[Start]

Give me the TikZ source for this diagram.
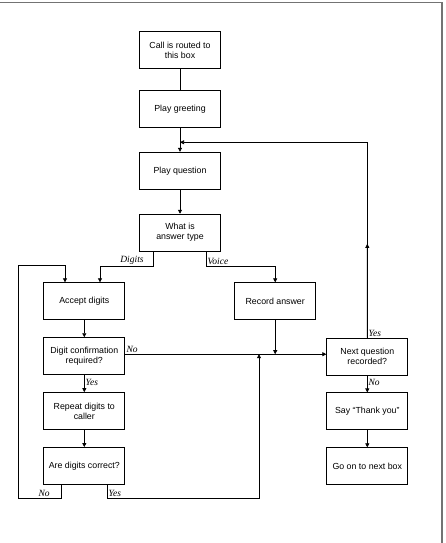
\documentclass[tikz,border=0pt]{standalone}
\usepackage{fontspec}
\setmainfont{Liberation Sans}
\newfontfamily\tagfont{Liberation Serif}
\usetikzlibrary{arrows.meta, positioning, calc}

\begin{document}
\begin{tikzpicture}[
  x=1pt, y=-1pt,
  block/.style = {draw, line width=0.9pt, minimum height=37pt, minimum width=81pt, align=center, inner sep=1pt, font=\fontsize{8.8}{10}\selectfont},
  arrow/.style = {line width=0.7pt, -{Triangle[length=4pt, width=4pt]}},
  link/.style = {line width=0.7pt},
  tag/.style = {font=\tagfont\itshape\fontsize{9.5}{10}\selectfont, inner sep=1pt},
  node distance=17pt and 109pt
]
  \useasboundingbox (0,0) rectangle (446,543);

  % page frame
  \draw[black!55, line width=1.2pt] (0,2.5) -- (442,2.5) -- (442,543);

  % main column
  \node[block] (call) at (180,50.3) {Call is routed to\\this box};
  \node[block, below=20.7pt of call] (greet) {Play greeting};
  \node[block, below=24pt of greet] (question) {Play question};
  \node[block, below=24pt of question] (anstype) {What is\\answer type};

  % digits branch
  \node[block] (accept) at (84.3,301.3) {Accept digits};
  \node[block, below=of accept] (confirm) {Digit confirmation\\required?};
  \node[block, below=of confirm] (repeat) {Repeat digits to\\caller};
  \node[block, below=of repeat] (correct) {Are digits correct?};

  % voice branch
  \node[block, right=of accept] (record) {Record answer};

  % next question column
  \node[block] (nextq) at (367.3,356.5) {Next question\\recorded?};
  \node[block, below=of nextq] (thanks) {Say “Thank you”};
  \node[block, below=of thanks] (goon) {Go on to next box};

  % call -> greeting -> question -> answer type
  \draw[link] (call.south) -- (greet.north);
  \draw[arrow] (greet.south) -- (question.north);
  \draw[arrow] (question.south) -- (anstype.north);

  % answer type split
  \draw[arrow] ([xshift=-26.7pt]anstype.south) -- ++(0,14.3)
    -| node[tag, above, pos=0.2] {Digits} ([xshift=15.7pt]accept.north);
  \draw[arrow] ([xshift=26.3pt]anstype.south) -- ++(0,14.3)
    -| node[tag, above right, pos=0] {Voice} (record.north);

  % digits path
  \draw[arrow] (accept.south) -- (confirm.north);
  \draw[arrow] (confirm.south) -- node[tag, right, pos=0.4] {Yes} (repeat.north);
  \draw[arrow] (repeat.south) -- (correct.north);

  % no confirmation -> next question
  \coordinate (nojoin) at ([yshift=2pt]confirm.east);
  \draw[arrow] (nojoin) -- node[tag, above right, pos=0] {No} (nextq.west |- nojoin);
  \draw[arrow] (record.south) -- (record.south |- nojoin);

  % digits wrong -> back to accept
  \draw[arrow] ([xshift=-23pt]correct.south) -- ++(0,13.4)
    -| node[tag, above, pos=0.2] {No} ++(-43,-233.4)
    -| ([xshift=-19.3pt]accept.north);

  % digits right -> next question
  \coordinate (yesjoin) at ($(record.south |- nojoin)+(-16.2,0)$);
  \draw[arrow] ([xshift=23pt]correct.south) -- ++(0,13.4)
    -| node[tag, above right, pos=0] {Yes} (yesjoin);

  % next question loop
  \coordinate (fbjoin) at ($(greet.south)!0.6!(question.north)$);
  \draw[arrow] (nextq.north) -- ($(nextq.north)!0.48!(nextq.north |- fbjoin)$);
  \draw[arrow] (nextq.north) |- node[tag, above right, pos=0] {Yes} (fbjoin);

  % finishing
  \draw[arrow] (nextq.south) -- node[tag, right, pos=0.4] {No} (thanks.north);
  \draw[arrow] (thanks.south) -- (goon.north);

\end{tikzpicture}
\end{document}
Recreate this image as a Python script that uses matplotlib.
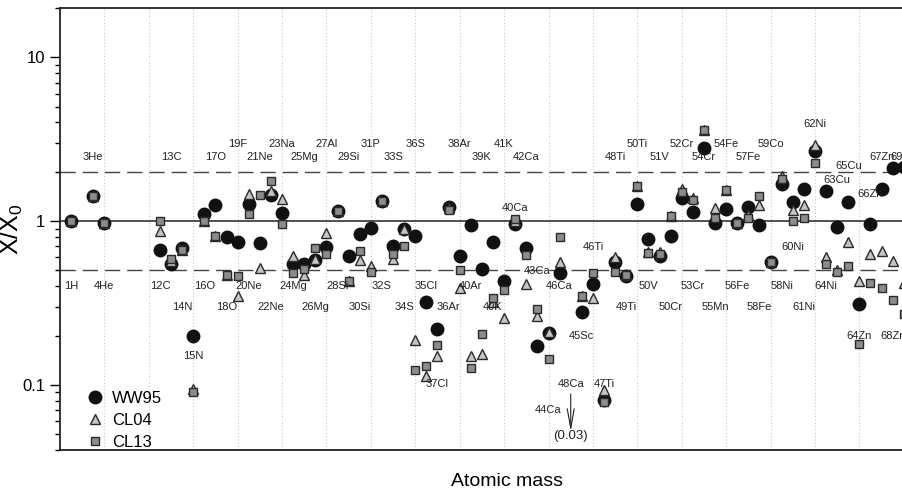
#!/usr/bin/env python3

import numpy as np
import matplotlib
matplotlib.use("Agg")
import matplotlib.pyplot as plt
from matplotlib.ticker import LogLocator, NullFormatter, FixedFormatter


# ------------------------------------------------------------
# DATA  ("" = empty slot on the axis)
# ------------------------------------------------------------

nan = np.nan

ISOTOPES = [
    "1H", "", "3He", "4He", "", "", "", "",
    "12C", "13C", "14N", "15N", "16O", "17O", "18O", "19F",
    "20Ne", "21Ne", "22Ne", "23Na", "24Mg", "25Mg", "26Mg", "27Al",
    "28Si", "29Si", "30Si", "31P", "32S", "33S", "34S", "36S",
    "35Cl", "37Cl", "36Ar", "38Ar", "40Ar", "39K", "40K", "41K",
    "40Ca", "42Ca", "43Ca", "44Ca", "46Ca", "48Ca", "45Sc", "46Ti",
    "47Ti", "48Ti", "49Ti", "50Ti", "50V", "51V", "50Cr", "52Cr",
    "53Cr", "54Cr", "55Mn", "54Fe", "56Fe", "57Fe", "58Fe", "59Co",
    "58Ni", "60Ni", "61Ni", "62Ni", "64Ni", "63Cu", "65Cu", "64Zn",
    "66Zn", "67Zn", "68Zn", "69Ga",
]

WW95 = [
    1.00, nan, 1.42, 0.98, nan, nan, nan, nan,
    0.67, 0.55, 0.68, 0.20, 1.10, 1.26, 0.80, 0.74,
    1.27, 0.73, 1.44, 1.12, 0.55, 0.55, 0.58, 0.69,
    1.16, 0.61, 0.83, 0.91, 1.32, 0.70, 0.89, 0.81,
    0.32, 0.22, 1.22, 0.61, 0.95, 0.51, 0.74, 0.43,
    0.96, 0.68, 0.172, 0.207, 0.48, 0.03, 0.28, 0.41,
    0.081, 0.56, 0.46, 1.27, 0.78, 0.61, 0.81, 1.38,
    1.14, 2.81, 0.98, 1.18, 0.98, 1.22, 0.94, 0.56,
    1.68, 1.30, 1.58, 2.68, 1.53, 0.92, 1.30, 0.31,
    0.96, 1.58, 2.11, 2.13,
]

CL04 = [
    1.00, nan, 1.42, 0.98, nan, nan, nan, nan,
    0.87, 0.57, 0.67, 0.094, 1.00, 0.81, 0.47, 0.35,
    1.46, 0.52, 1.53, 1.36, 0.61, 0.47, 0.59, 0.84,
    1.16, 0.43, 0.58, 0.53, 1.32, 0.59, 0.89, 0.188,
    0.114, 0.149, 1.20, 0.39, 0.151, 0.154, 0.32, 0.255,
    1.00, 0.41, 0.264, 0.21, 0.56, 0.03, 0.35, 0.34,
    0.093, 0.60, 0.47, 1.64, 0.65, 0.65, 1.07, 1.58,
    1.38, 3.62, 1.21, 1.55, 0.98, 1.09, 1.26, 0.56,
    1.89, 1.17, 1.26, 2.90, 0.60, 0.50, 0.75, 0.43,
    0.63, 0.66, 0.57, 0.42,
]

CL13 = [
    1.00, nan, 1.42, 0.98, nan, nan, nan, nan,
    1.00, 0.59, 0.67, 0.091, 1.00, 0.81, 0.47, 0.46,
    1.11, 1.44, 1.75, 0.96, 0.48, 0.51, 0.68, 0.63,
    1.16, 0.43, 0.66, 0.49, 1.32, 0.63, 0.70, 0.123,
    0.13, 0.175, 1.17, 0.50, 0.127, 0.204, 0.34, 0.38,
    1.03, 0.62, 0.29, 0.144, 0.80, 0.03, 0.35, 0.48,
    0.079, 0.49, 0.47, 1.64, 0.64, 0.63, 1.07, 1.51,
    1.35, 3.62, 1.04, 1.55, 0.98, 1.05, 1.42, 0.56,
    1.80, 1.00, 1.05, 2.26, 0.55, 0.49, 0.53, 0.178,
    0.42, 0.39, 0.33, 0.27,
]

# label rows (y value where the isotope name is written)
LABEL_ROWS = {
    2.94: ["19F", "23Na", "27Al", "31P", "36S", "38Ar", "41K", "50Ti",
           "52Cr", "54Fe", "59Co"],
    2.46: ["3He", "13C", "17O", "21Ne", "25Mg", "29Si", "33S", "39K",
           "42Ca", "48Ti", "51V", "54Cr", "57Fe", "67Zn", "69Ga"],
    0.40: ["1H", "4He", "12C", "16O", "20Ne", "24Mg", "28Si", "32S",
           "35Cl", "40Ar", "46Ca", "50V", "53Cr", "56Fe", "58Ni", "64Ni"],
    0.297: ["14N", "18O", "22Ne", "26Mg", "30Si", "34S", "36Ar", "40K",
            "49Ti", "50Cr", "55Mn", "58Fe", "61Ni"],
}
LABEL_SINGLE = {
    "62Ni": 3.94, "65Cu": 2.16, "63Cu": 1.78, "66Zn": 1.47, "40Ca": 1.20,
    "43Ca": 0.495, "46Ti": 0.695, "60Ni": 0.695, "15N": 0.150,
    "45Sc": 0.20, "64Zn": 0.20, "68Zn": 0.20, "37Cl": 0.101,
    "48Ca": 0.101, "47Ti": 0.101, "44Ca": 0.070,
}

OFFSCALE = "48Ca"
OFFSCALE_TEXT = "(0.03)"


# ------------------------------------------------------------
# PLOT
# ------------------------------------------------------------

plt.rcParams["font.family"] = ["Liberation Sans", "DejaVu Sans"]
plt.rcParams["mathtext.default"] = "regular"

fig = plt.figure(figsize=(9.03, 4.95), dpi=100)
ax = fig.add_axes([60 / 903, 45 / 495, 866 / 903, 442 / 495])

x = np.arange(1, len(ISOTOPES) + 1)
pos = {name: xi for name, xi in zip(ISOTOPES, x) if name}

ax.axhline(1.0, color="#333333", lw=1.2, zorder=1)
for level in (2.0, 0.5):
    ax.axhline(level, color="#444444", lw=1.0, dashes=(11, 5), zorder=1)

ax.plot(x, WW95, "o", ms=9, color="#111111", mec="#111111", label="WW95", zorder=3)
ax.plot(x, CL04, "^", ms=7, color="#c4c4c4", mec="#2a2a2a", mew=1.0, label="CL04", zorder=4)
ax.plot(x, CL13, "s", ms=6, color="#8c8c8c", mec="#2a2a2a", mew=1.0, label="CL13", zorder=5)

for yv, names in LABEL_ROWS.items():
    for n in names:
        ax.text(pos[n], yv, n, ha="center", va="center", fontsize=8,
                color="#222222", zorder=6)
for n, yv in LABEL_SINGLE.items():
    ax.text(pos[n], yv, n, ha="center", va="center", fontsize=8,
            color="#222222", zorder=6)

# off-scale 48Ca
ax.annotate("", xy=(pos[OFFSCALE], 0.052), xytext=(pos[OFFSCALE], 0.088),
            arrowprops=dict(arrowstyle="->,head_length=1.4,head_width=0.25",
                            lw=0.8, color="#222222", shrinkA=0, shrinkB=0))
ax.text(pos[OFFSCALE], 0.0484, OFFSCALE_TEXT, ha="center", va="center",
        fontsize=9.5, color="#222222")

ax.set_yscale("log")
ax.set_ylim(0.04, 20)
ax.set_xlim(0, 78)

ax.set_xticks(np.arange(4, 80, 4))
ax.tick_params(axis="x", length=0, labelbottom=False)
ax.grid(axis="x", color="#c8c8c8", lw=0.8, ls=(0, (1, 2)))
ax.set_axisbelow(True)

ax.yaxis.set_minor_locator(LogLocator(base=10, subs=np.arange(2, 10), numticks=10))
ax.yaxis.set_minor_formatter(NullFormatter())
ax.set_yticks([0.1, 1, 10])
ax.yaxis.set_major_formatter(FixedFormatter(["0.1", "1", "10"]))
ax.tick_params(axis="y", which="major", length=7, width=1.0, labelsize=12)
ax.tick_params(axis="y", which="minor", length=3.5, width=1.0)

for side in ("left", "bottom", "top"):
    ax.spines[side].set_linewidth(1.3)
    ax.spines[side].set_color("#222222")
ax.spines["right"].set_visible(False)

ax.set_ylabel("X/X$_0$", fontsize=18)
ax.yaxis.set_label_coords(-0.04, 0.5)
fig.text(507 / 903, 1 - 482 / 495, "Atomic mass", ha="center", va="center",
         fontsize=14)

ax.legend(loc="lower left", frameon=False, fontsize=12, handlelength=1.2,
          handletextpad=0.45, labelspacing=0.4, borderaxespad=0.0,
          bbox_to_anchor=(0.021, -0.014))

fig.savefig("out.png", dpi=100)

[End]

Please restate the material above line by line, exactly, beginning at its first line and ending with the line that contains "(question.south) -- (anstype.north);", without any pictures.

Give me the TikZ source for this diagram.
\documentclass[tikz,border=0pt]{standalone}
\usepackage{fontspec}
\setmainfont{Liberation Sans}
\newfontfamily\tagfont{Liberation Serif}
\usetikzlibrary{arrows.meta, positioning, calc}

\begin{document}
\begin{tikzpicture}[
  x=1pt, y=-1pt,
  block/.style = {draw, line width=0.9pt, minimum height=37pt, minimum width=81pt, align=center, inner sep=1pt, font=\fontsize{8.8}{10}\selectfont},
  arrow/.style = {line width=0.7pt, -{Triangle[length=4pt, width=4pt]}},
  link/.style = {line width=0.7pt},
  tag/.style = {font=\tagfont\itshape\fontsize{9.5}{10}\selectfont, inner sep=1pt},
  node distance=17pt and 109pt
]
  \useasboundingbox (0,0) rectangle (446,543);

  % page frame
  \draw[black!55, line width=1.2pt] (0,2.5) -- (442,2.5) -- (442,543);

  % main column
  \node[block] (call) at (180,50.3) {Call is routed to\\this box};
  \node[block, below=20.7pt of call] (greet) {Play greeting};
  \node[block, below=24pt of greet] (question) {Play question};
  \node[block, below=24pt of question] (anstype) {What is\\answer type};

  % digits branch
  \node[block] (accept) at (84.3,301.3) {Accept digits};
  \node[block, below=of accept] (confirm) {Digit confirmation\\required?};
  \node[block, below=of confirm] (repeat) {Repeat digits to\\caller};
  \node[block, below=of repeat] (correct) {Are digits correct?};

  % voice branch
  \node[block, right=of accept] (record) {Record answer};

  % next question column
  \node[block] (nextq) at (367.3,356.5) {Next question\\recorded?};
  \node[block, below=of nextq] (thanks) {Say “Thank you”};
  \node[block, below=of thanks] (goon) {Go on to next box};

  % call -> greeting -> question -> answer type
  \draw[link] (call.south) -- (greet.north);
  \draw[arrow] (greet.south) -- (question.north);
  \draw[arrow] (question.south) -- (anstype.north);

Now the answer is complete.